Repeat every line of the listing below exactly, minus the pictures.

▶

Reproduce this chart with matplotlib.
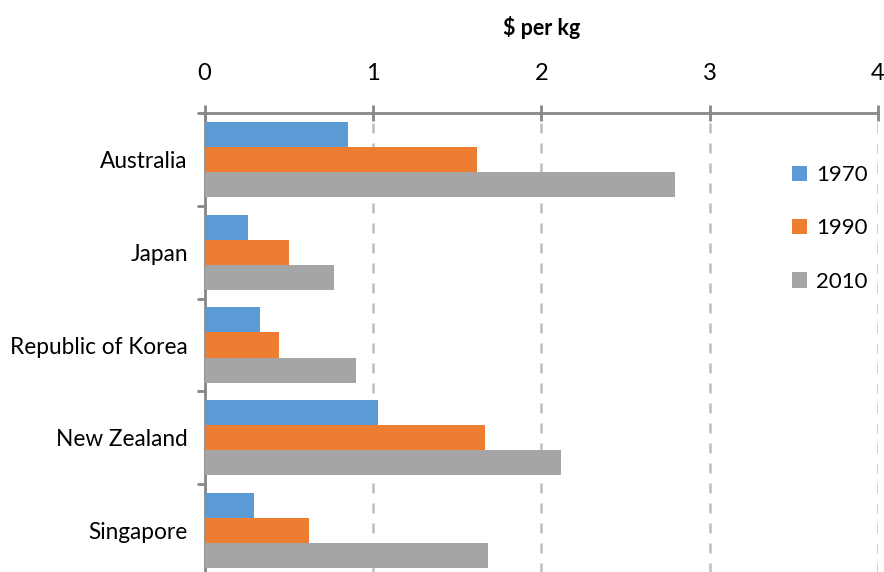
import numpy as np
import matplotlib
matplotlib.use("Agg")
import matplotlib.pyplot as plt

plt.rcParams['font.family'] = ['Lato', 'DejaVu Sans']

countries = ["Australia", "Japan", "Republic of Korea", "New Zealand", "Singapore"]
years = ["1970", "1990", "2010"]
v1970 = [0.85, 0.26, 0.33, 1.03, 0.295]
v1990 = [1.62, 0.50, 0.44, 1.665, 0.62]
v2010 = [2.795, 0.77, 0.90, 2.12, 1.685]
colors = ["#5B9BD5", "#ED7D31", "#A5A5A5"]

W, H = 884, 572
fig = plt.figure(figsize=(W / 100, H / 100), dpi=100)
# axes placed in pixel terms: x 204.5 -> 878, y 113 -> 577
ax = fig.add_axes([204.5 / W, (H - 577) / H, (878 - 204.5) / W, (577 - 113) / H])

y = np.arange(len(countries))
bh = 0.27
for k, (vals, lab, col) in enumerate(zip([v1970, v1990, v2010], years, colors)):
    ax.barh(y + (k - 1) * bh, vals, height=bh, color=col, label=lab, zorder=3)

ax.set_xlim(0, 4)
ax.set_ylim(len(countries) - 0.5, -0.5)
ax.xaxis.tick_top()
ax.xaxis.set_label_position('top')
ax.set_xticks([0, 1, 2, 3, 4])
ax.set_xticklabels(["0", "1", "2", "3", "4"])
ax.tick_params(axis='x', direction='inout', length=12, width=2, color='#868686',
               labelsize=17, pad=15, labelcolor='black')
ax.set_xlabel("$ per kg", fontsize=15.5, fontweight='bold', labelpad=20)

# category boundaries as major ticks, names as minor ticks
ax.set_yticks(np.arange(-0.5, len(countries)))
ax.set_yticklabels([])
ax.set_yticks(y, minor=True)
ax.set_yticklabels(countries, minor=True)
ax.tick_params(axis='y', which='major', direction='out', length=6, width=2, color='#868686')
ax.tick_params(axis='y', which='minor', length=0, labelsize=16.3, pad=12)

ax.grid(axis='x', linestyle=(0, (4, 4)), color='#BFBFBF', linewidth=1.8, zorder=0)
for s in ['right', 'bottom']:
    ax.spines[s].set_visible(False)
for s in ['left', 'top']:
    ax.spines[s].set_color('#868686')
    ax.spines[s].set_linewidth(2)
ax.spines['top'].set_zorder(4)

ax.legend(loc='upper left', bbox_to_anchor=(792 / W, 1 - 165 / H),
          bbox_transform=fig.transFigure, frameon=False, fontsize=16,
          handlelength=0.68, handleheight=0.68, handletextpad=0.42,
          labelspacing=1.5, borderpad=0, borderaxespad=0)

fig.savefig("out.png", dpi=100)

◀

**THE SOLUTION:**
Reproduce this chart with matplotlib.
import numpy as np
import matplotlib
matplotlib.use("Agg")
import matplotlib.pyplot as plt

plt.rcParams['font.family'] = ['Lato', 'DejaVu Sans']

countries = ["Australia", "Japan", "Republic of Korea", "New Zealand", "Singapore"]
years = ["1970", "1990", "2010"]
v1970 = [0.85, 0.26, 0.33, 1.03, 0.295]
v1990 = [1.62, 0.50, 0.44, 1.665, 0.62]
v2010 = [2.795, 0.77, 0.90, 2.12, 1.685]
colors = ["#5B9BD5", "#ED7D31", "#A5A5A5"]

W, H = 884, 572
fig = plt.figure(figsize=(W / 100, H / 100), dpi=100)
# axes placed in pixel terms: x 204.5 -> 878, y 113 -> 577
ax = fig.add_axes([204.5 / W, (H - 577) / H, (878 - 204.5) / W, (577 - 113) / H])

y = np.arange(len(countries))
bh = 0.27
for k, (vals, lab, col) in enumerate(zip([v1970, v1990, v2010], years, colors)):
    ax.barh(y + (k - 1) * bh, vals, height=bh, color=col, label=lab, zorder=3)

ax.set_xlim(0, 4)
ax.set_ylim(len(countries) - 0.5, -0.5)
ax.xaxis.tick_top()
ax.xaxis.set_label_position('top')
ax.set_xticks([0, 1, 2, 3, 4])
ax.set_xticklabels(["0", "1", "2", "3", "4"])
ax.tick_params(axis='x', direction='inout', length=12, width=2, color='#868686',
               labelsize=17, pad=15, labelcolor='black')
ax.set_xlabel("$ per kg", fontsize=15.5, fontweight='bold', labelpad=20)

# category boundaries as major ticks, names as minor ticks
ax.set_yticks(np.arange(-0.5, len(countries)))
ax.set_yticklabels([])
ax.set_yticks(y, minor=True)
ax.set_yticklabels(countries, minor=True)
ax.tick_params(axis='y', which='major', direction='out', length=6, width=2, color='#868686')
ax.tick_params(axis='y', which='minor', length=0, labelsize=16.3, pad=12)

ax.grid(axis='x', linestyle=(0, (4, 4)), color='#BFBFBF', linewidth=1.8, zorder=0)
for s in ['right', 'bottom']:
    ax.spines[s].set_visible(False)
for s in ['left', 'top']:
    ax.spines[s].set_color('#868686')
    ax.spines[s].set_linewidth(2)
ax.spines['top'].set_zorder(4)

ax.legend(loc='upper left', bbox_to_anchor=(792 / W, 1 - 165 / H),
          bbox_transform=fig.transFigure, frameon=False, fontsize=16,
          handlelength=0.68, handleheight=0.68, handletextpad=0.42,
          labelspacing=1.5, borderpad=0, borderaxespad=0)

fig.savefig("out.png", dpi=100)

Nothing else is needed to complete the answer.